Lignin-derived laser-induced graphene: toward a green and scalable route for energy and environmental applications

Abstract

The advancement of sustainable carbon materials necessitates the implementation of scalable and environmentally benign processing methodologies that circumvent energy-intensive graphitization and the utilization of fossil-derived precursors. The generation of laser-induced graphene (LIG) from lignin presents a compelling green alternative, facilitating the direct, solvent-free, and catalyst-free transformation of renewable biomass into porous, conductive graphene structures under ambient conditions. This review rigorously evaluates the progress made in laser conversion of lignin and lignin-sourced precursors, elucidating how laser parameters, the chemical composition of lignin, and photothermal transformation pathways influence graphitization efficiency, heteroatom retention, and the resultant material properties.
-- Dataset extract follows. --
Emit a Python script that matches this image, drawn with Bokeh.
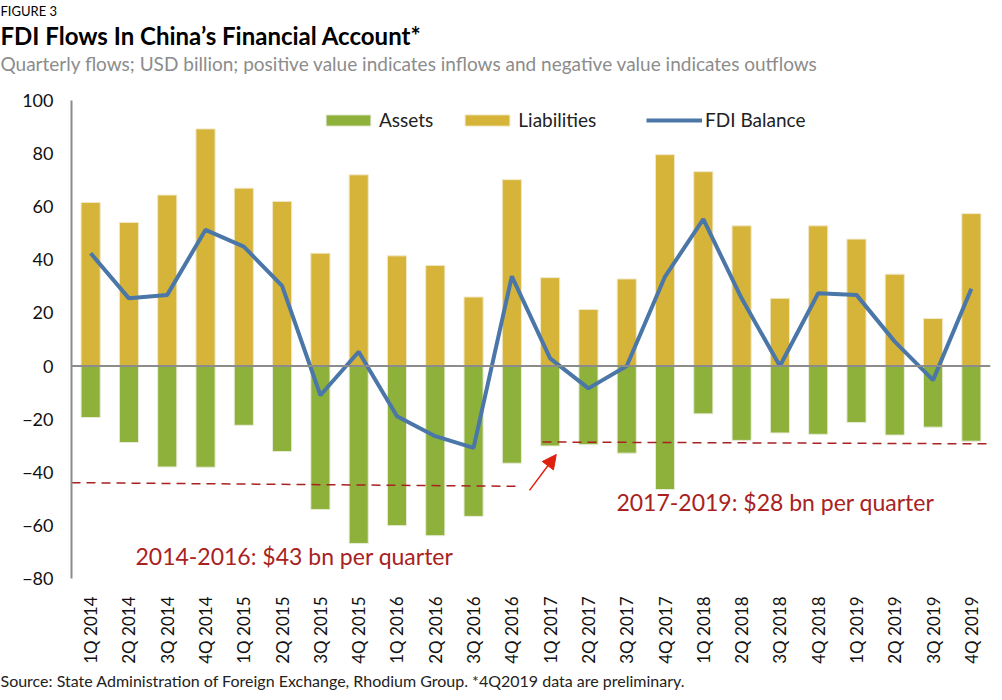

We discuss recent progress in the integration of lignin-derived LIG into (bio)sensing applications, electrochemical energy storage systems, and environmental interfaces, accentuating the sustainability, cost-effectiveness, and performance advantages that surpass those of synthetic alternatives. Benchmarking analyses reveal how lignin-based LIG facilitates high-value applications while simultaneously minimizing chemical inputs, waste generation, and overall carbon footprint. Particular emphasis is placed on the relationships between structure and property, device performance metrics, and the influence of biomass heterogeneity on reproducibility. By merging insights from biomass valorization, laser materials processing, and electrochemical engineering, this review delineates pathways for enhancing lignin as a scalable platform for the manufacturing of green graphene-like structures.